Public-private partnerships would lessen the burden of “life-cycle costs of infrastructure” from public budgets and at the same time “create investable assets for the private sector”.

“Private investment in infrastructure, in partnership with the public sector, can motivate accountability in the delivery of critical assets, stretch public dollars and help local, state and national governments deliver highways, bridges, ports, airports and other infrastructure faster and cheaper, and ensure that they are properly maintained,” the report said.

It also indicated that institutional investors would play an increasingly key role in this type of funding model, with major sovereign wealth funds drawn to the infrastructure sector for “the scale it permits, since individual transactions can draw hundreds of millions in equity capital”.

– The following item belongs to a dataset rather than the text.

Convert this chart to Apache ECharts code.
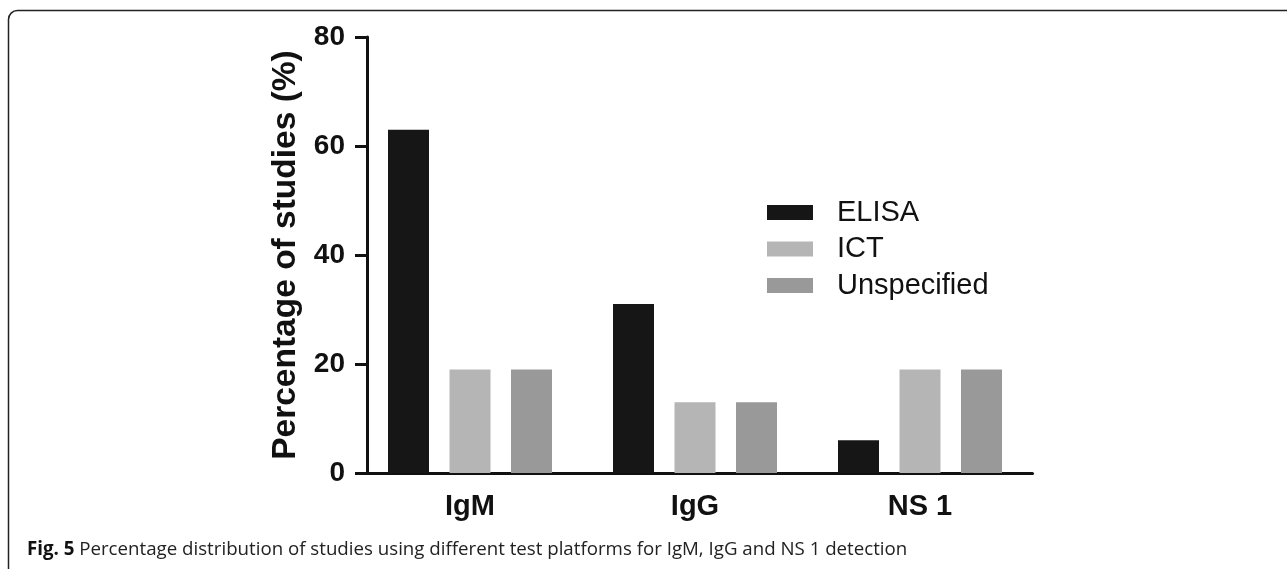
<!DOCTYPE html>
<html>
<head>
<meta charset="utf-8">
<script src="https://cdn.jsdelivr.net/npm/echarts@6/dist/echarts.min.js"></script>
<style>html,body{margin:0;padding:0;background:#fff;}#c{width:1287px;height:569px;}</style>
</head>
<body>
<div id="c"></div>
<script>
const categories = ['IgM', 'IgG', 'NS 1'];
const elisa = [63, 31, 6];
const ict = [19, 13, 19];
const unspecified = [19, 13, 19];
const yTicks = [0, 20, 40, 60, 80];
const captionBold = 'Fig. 5';
const captionText = ' Percentage distribution of studies using different test platforms for IgM, IgG and NS 1 detection';

const chart = echarts.init(document.getElementById('c'));
const barBase = { type: 'bar', barWidth: 41, barGap: '50%' };
chart.setOption({
  animation: false,
  backgroundColor: '#fff',
  title: {
    left: 22, top: 535,
    text: '{b|' + captionBold + '}{r|' + captionText + '}',
    textStyle: {
      fontWeight: 'normal',
      rich: {
        b: { fontFamily: 'Open Sans', fontWeight: 'bold', fontSize: 18.7, color: '#111' },
        r: { fontFamily: 'Open Sans', fontWeight: 'normal', fontSize: 18.7, color: '#222' }
      }
    }
  },
  graphic: [{
    type: 'rect',
    shape: { x: 8.5, y: 10.5, width: 1500, height: 800, r: 9 },
    style: { stroke: '#222', lineWidth: 1.5, fill: null },
    silent: true
  }],
  legend: {
    orient: 'vertical', left: 762, top: 192.5,
    itemWidth: 46, itemHeight: 15, itemGap: 6.5,
    icon: 'rect',
    textStyle: { fontFamily: 'Liberation Sans', fontSize: 29, color: '#111', lineHeight: 30, padding: [0, 0, 0, 19] },
    data: ['ELISA', 'ICT', 'Unspecified']
  },
  grid: { left: 357.5, right: 254.5, top: 37, bottom: 96, containLabel: false },
  xAxis: {
    type: 'category', data: categories,
    axisLine: { lineStyle: { color: '#111', width: 3 } },
    axisTick: { alignWithLabel: true, length: 12, lineStyle: { color: '#111', width: 3 } },
    axisLabel: { margin: 19, fontFamily: 'Liberation Sans', fontWeight: 'bold', fontSize: 29, color: '#111' }
  },
  yAxis: {
    type: 'value', min: 0, max: 80, interval: 20, offset: -9.5,
    name: 'Percentage of studies (%)', nameLocation: 'middle', nameGap: 62,
    nameTextStyle: { fontFamily: 'Liberation Sans', fontWeight: 'bold', fontSize: 33.5, color: '#111' },
    axisLine: { show: true, lineStyle: { color: '#111', width: 3 } },
    axisTick: { show: true, length: 12, lineStyle: { color: '#111', width: 3 } },
    splitLine: { show: false },
    axisLabel: { margin: 22, fontFamily: 'Liberation Sans', fontWeight: 'bold', fontSize: 28, color: '#111',
      formatter: v => yTicks.includes(v) ? String(v) : '' }
  },
  series: [
    Object.assign({ name: 'ELISA', data: elisa, itemStyle: { color: '#161616' } }, barBase),
    Object.assign({ name: 'ICT', data: ict, itemStyle: { color: '#b5b5b5' } }, barBase),
    Object.assign({ name: 'Unspecified', data: unspecified, itemStyle: { color: '#999999' } }, barBase)
  ]
});
</script>
</body>
</html>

“Investment management firms helped catalyse the infrastructure allocations of institutional investors and have responded to the growth in such allocations with more and ever-larger funds,” said the report.

By the end of Q1 2017, total assets under management of private infrastructure funds came to US$426 billion and looks set to “increase substantially” thanks to “both supply and demand factors”.

“On the supply side, several US$10 billion-plus funds have been raised or are presently being marketed, while on the demand side, 53 percent of institutional investors surveyed plan to increase their allocations to the asset class,” the report said.

Public-private partnerships are already “quite evolved’ in certain parts of the world, such as Australia, the UK and Canada, and will likely become more prevalent in the US.

Respondents from the Asia-Pacific region in particular were more bullish (48 per cent) about trialling this funding model than their European counterparts (28 per cent).